Monday, May 23, 2016

Should I stay or should I go?

Is it better to have the right job in the wrong place, or the wrong job in the right place?  This is the dilemma I’ve wrestled with for several weeks as I’ve looked at multiple job openings, applied for several, interviewed for a couple, and turned down one offer.  A different offer may be on the way in a day or two; actually, it will be the final offer, as this potential job is the last possibility out of the openings I’ve applied for.  So again, right job wrong place or wrong job right place?
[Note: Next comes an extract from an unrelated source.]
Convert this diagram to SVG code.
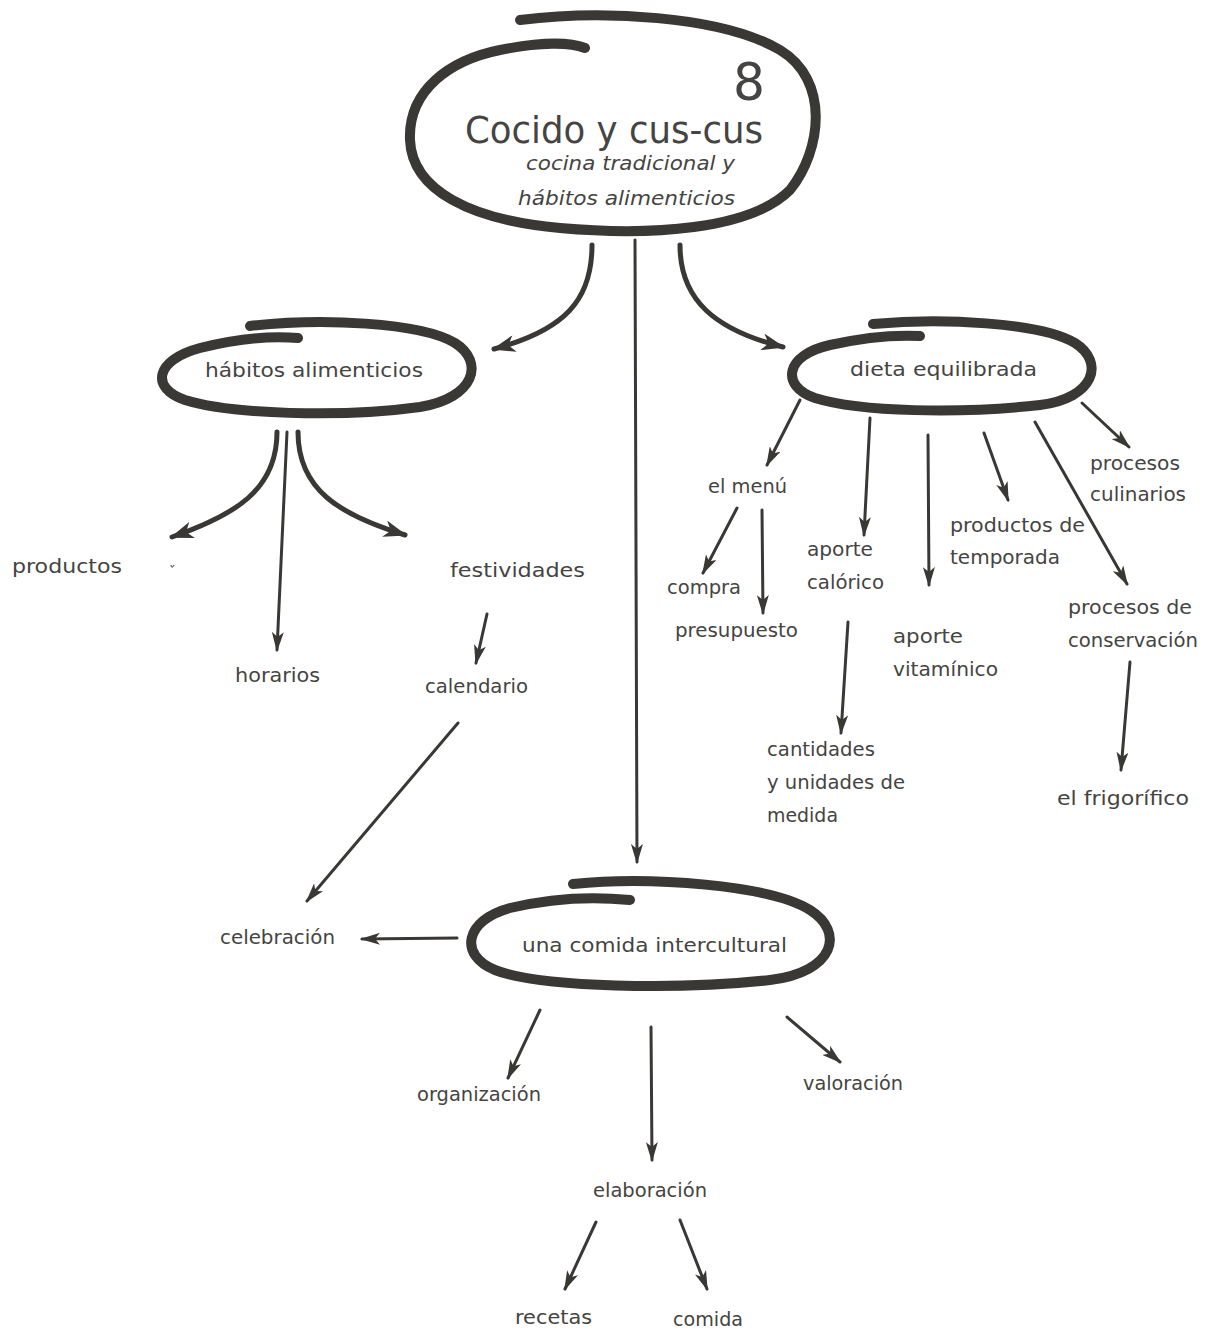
<svg xmlns="http://www.w3.org/2000/svg" width="1209" height="1334" viewBox="0 0 1209 1334">
<style>
.t{font-family:"DejaVu Sans","Liberation Sans",sans-serif;font-size:20px;fill:#454442}
.it{font-style:italic}
.loop{fill:none;stroke:#3a3835;stroke-width:10;stroke-linecap:round;stroke-linejoin:round}
.c{fill:none;stroke:#3a3835;stroke-width:3;stroke-linecap:round}
.cc{fill:none;stroke:#3a3835;stroke-width:5;stroke-linecap:round}
</style>
<defs>
<marker id="ah" viewBox="0 0 20 12" refX="18" refY="6" markerWidth="20" markerHeight="12" markerUnits="userSpaceOnUse" orient="auto">
<path d="M0,0 L20,6 L0,12 L5,6 z" fill="#3a3835"/>
</marker>
<marker id="ahb" viewBox="0 0 22 16" refX="20" refY="8" markerWidth="24" markerHeight="17" markerUnits="userSpaceOnUse" orient="auto">
<path d="M0,0 L22,8 L0,16 L6,8 z" fill="#3a3835"/>
</marker>
</defs>
<rect width="1209" height="1334" fill="#ffffff"/>

<g id="connectors">
<path class="cc" d="M592,245 C592,300 565,330 494,349" marker-end="url(#ahb)"/>
<path class="c" d="M635,240 L637,862" marker-end="url(#ah)"/>
<path class="cc" d="M680,245 C680,300 715,330 783,347" marker-end="url(#ahb)"/>
<path class="cc" d="M277,432 C277,490 235,515 172,537" marker-end="url(#ahb)"/>
<path class="c" d="M287,432 L277,650" marker-end="url(#ah)"/>
<path class="cc" d="M298,432 C298,490 340,515 405,535" marker-end="url(#ahb)"/>
<path class="c" d="M487,614 L476,663" marker-end="url(#ah)"/>
<path class="c" d="M458,723 L307,901" marker-end="url(#ah)"/>
<path class="c" d="M457,938 L362,939" marker-end="url(#ah)"/>
<path class="c" d="M540,1010 L508,1078" marker-end="url(#ah)"/>
<path class="c" d="M651,1027 L652,1160" marker-end="url(#ah)"/>
<path class="c" d="M787,1017 L840,1062" marker-end="url(#ah)"/>
<path class="c" d="M596,1222 L565,1289" marker-end="url(#ah)"/>
<path class="c" d="M680,1220 L707,1289" marker-end="url(#ah)"/>
<path class="c" d="M800,400 L767,465" marker-end="url(#ah)"/>
<path class="c" d="M737,508 L703,573" marker-end="url(#ah)"/>
<path class="c" d="M762,510 L763,613" marker-end="url(#ah)"/>
<path class="c" d="M870,418 L864,535" marker-end="url(#ah)"/>
<path class="c" d="M928,435 L929,585" marker-end="url(#ah)"/>
<path class="c" d="M984,433 L1008,500" marker-end="url(#ah)"/>
<path class="c" d="M1035,422 L1127,584" marker-end="url(#ah)"/>
<path class="c" d="M1082,403 L1129,447" marker-end="url(#ah)"/>
<path class="c" d="M848,622 L841,733" marker-end="url(#ah)"/>
<path class="c" d="M1130,662 L1121,770" marker-end="url(#ah)"/>
</g>

<g id="n-main">
<path class="loop" d="M520,20 C600,10 720,15 780,50 C830,80 822,150 790,190 C750,230 650,236 560,228 C470,220 412,190 410,140 C408,90 450,60 500,50 C540,42 570,42 585,48"/>
<text class="t" x="733" y="100" style="font-size:52px" textLength="32" lengthAdjust="spacingAndGlyphs">8</text>
<text class="t" x="465" y="143" style="font-size:38px" textLength="298" lengthAdjust="spacingAndGlyphs">Cocido y cus-cus</text>
<text class="t it" x="526" y="170" textLength="209" lengthAdjust="spacingAndGlyphs">cocina tradicional y</text>
<text class="t it" x="518" y="205" textLength="217" lengthAdjust="spacingAndGlyphs">hábitos alimenticios</text>
</g>

<g id="n-habitos">
<path class="loop" d="M250,326 C320,318 420,322 455,343 C485,362 475,398 420,407 C340,418 230,414 185,400 C150,388 155,360 200,348 C240,338 275,336 298,338"/>
<text class="t" x="205" y="377" textLength="218" lengthAdjust="spacingAndGlyphs">hábitos alimenticios</text>
</g>

<g id="n-dieta">
<path class="loop" d="M873,324 C940,318 1040,322 1075,343 C1105,362 1095,398 1040,405 C960,414 860,412 815,398 C780,386 785,355 830,345 C870,336 900,335 920,336"/>
<text class="t" x="850" y="376" textLength="187" lengthAdjust="spacingAndGlyphs">dieta equilibrada</text>
</g>

<g id="n-comida">
<path class="loop" d="M573,884 C650,876 770,885 810,910 C845,932 835,972 770,980 C680,990 540,988 495,970 C458,955 465,920 510,908 C560,896 600,897 630,900"/>
<text class="t" x="522" y="952" textLength="265" lengthAdjust="spacingAndGlyphs">una comida intercultural</text>
</g>

<g id="n-productos">
<text class="t" x="12" y="573" textLength="110" lengthAdjust="spacingAndGlyphs">productos</text>
<path d="M171,565 Q172,569 174,565" fill="none" stroke="#777" stroke-width="1.5"/>
</g>
<g id="n-horarios"><text class="t" x="235" y="682" textLength="85" lengthAdjust="spacingAndGlyphs">horarios</text></g>
<g id="n-festividades"><text class="t" x="450" y="577" textLength="135" lengthAdjust="spacingAndGlyphs">festividades</text></g>
<g id="n-calendario"><text class="t" x="425" y="693" textLength="103" lengthAdjust="spacingAndGlyphs">calendario</text></g>
<g id="n-celebracion"><text class="t" x="220" y="944" textLength="115" lengthAdjust="spacingAndGlyphs">celebración</text></g>
<g id="n-organizacion"><text class="t" x="417" y="1101" textLength="124" lengthAdjust="spacingAndGlyphs">organización</text></g>
<g id="n-elaboracion"><text class="t" x="593" y="1197" textLength="114" lengthAdjust="spacingAndGlyphs">elaboración</text></g>
<g id="n-valoracion"><text class="t" x="803" y="1090" textLength="100" lengthAdjust="spacingAndGlyphs">valoración</text></g>
<g id="n-recetas"><text class="t" x="515" y="1324" textLength="77" lengthAdjust="spacingAndGlyphs">recetas</text></g>
<g id="n-comida2"><text class="t" x="673" y="1326" textLength="70" lengthAdjust="spacingAndGlyphs">comida</text></g>
<g id="n-menu"><text class="t" x="708" y="493" textLength="79" lengthAdjust="spacingAndGlyphs">el menú</text></g>
<g id="n-compra"><text class="t" x="667" y="594" textLength="74" lengthAdjust="spacingAndGlyphs">compra</text></g>
<g id="n-presupuesto"><text class="t" x="675" y="637" textLength="123" lengthAdjust="spacingAndGlyphs">presupuesto</text></g>
<g id="n-calorico">
<text class="t" x="807" y="556" textLength="66" lengthAdjust="spacingAndGlyphs">aporte</text>
<text class="t" x="807" y="589" textLength="77" lengthAdjust="spacingAndGlyphs">calórico</text>
</g>
<g id="n-vitaminico">
<text class="t" x="893" y="643" textLength="70" lengthAdjust="spacingAndGlyphs">aporte</text>
<text class="t" x="893" y="676" textLength="105" lengthAdjust="spacingAndGlyphs">vitamínico</text>
</g>
<g id="n-temporada">
<text class="t" x="950" y="532" textLength="135" lengthAdjust="spacingAndGlyphs">productos de</text>
<text class="t" x="950" y="564" textLength="110" lengthAdjust="spacingAndGlyphs">temporada</text>
</g>
<g id="n-conservacion">
<text class="t" x="1068" y="614" textLength="124" lengthAdjust="spacingAndGlyphs">procesos de</text>
<text class="t" x="1068" y="647" textLength="130" lengthAdjust="spacingAndGlyphs">conservación</text>
</g>
<g id="n-culinarios">
<text class="t" x="1090" y="470" textLength="90" lengthAdjust="spacingAndGlyphs">procesos</text>
<text class="t" x="1090" y="501" textLength="96" lengthAdjust="spacingAndGlyphs">culinarios</text>
</g>
<g id="n-cantidades">
<text class="t" x="767" y="756" textLength="108" lengthAdjust="spacingAndGlyphs">cantidades</text>
<text class="t" x="767" y="789" textLength="138" lengthAdjust="spacingAndGlyphs">y unidades de</text>
<text class="t" x="767" y="822" textLength="71" lengthAdjust="spacingAndGlyphs">medida</text>
</g>
<g id="n-frigorifico"><text class="t" x="1057" y="805" textLength="132" lengthAdjust="spacingAndGlyphs">el frigorífico</text></g>
</svg>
My current job feels right.  The place it's in has slowly become wrong.  Can the enjoyment gained from doing what I like overpower the drain of doing it in a place I don’t?  Would being in a better place matter if I didn’t really like what I was doing?  A dilemma, this is.  A clear answer, there is not.  Take a leap of faith, I must.

Last week was offer one and interview two, with interview one being the week prior.  For roughly a week and a half I’ve been consumed by the questions I’ve put forth above.  I’ve barely blogged.  I’ve withdrawn from Tweeting.  Sleep has been scattered and mood swings frequent.  So now, finally, I put the debate in my head on a screen before my eyes.  Kinda wish I’d have done this a week ago.

I keep looking back at the two questions in paragraph two.  I’ve mentally played with those questions a little bit but have never made myself answer either one until right now.  The answers I’ve settled on are “maybe” and “no”….which leads to a third answer, the answer to a question as yet unasked – “Would you like to come teach with us?”.  If that question comes, I’m going to have to say “no”.

The luckiest folks love where they are and what they do.  Having one of those be true is better than risking having neither be true, which is what I’d be doing at a brand new job.  So I’ll settle for being lucky enough to do something I enjoy.  I’ll stop putting energy towards searching for greener grass and instead start fertilizing the grass where I’m at….yeesh, that sounds disgusting.  I’m also going to stop rambling on about this personal conundrum – but I’d love to read a comment or two on this topic.  Anyone out there been through this struggle?  What did you choose?  Did it work out?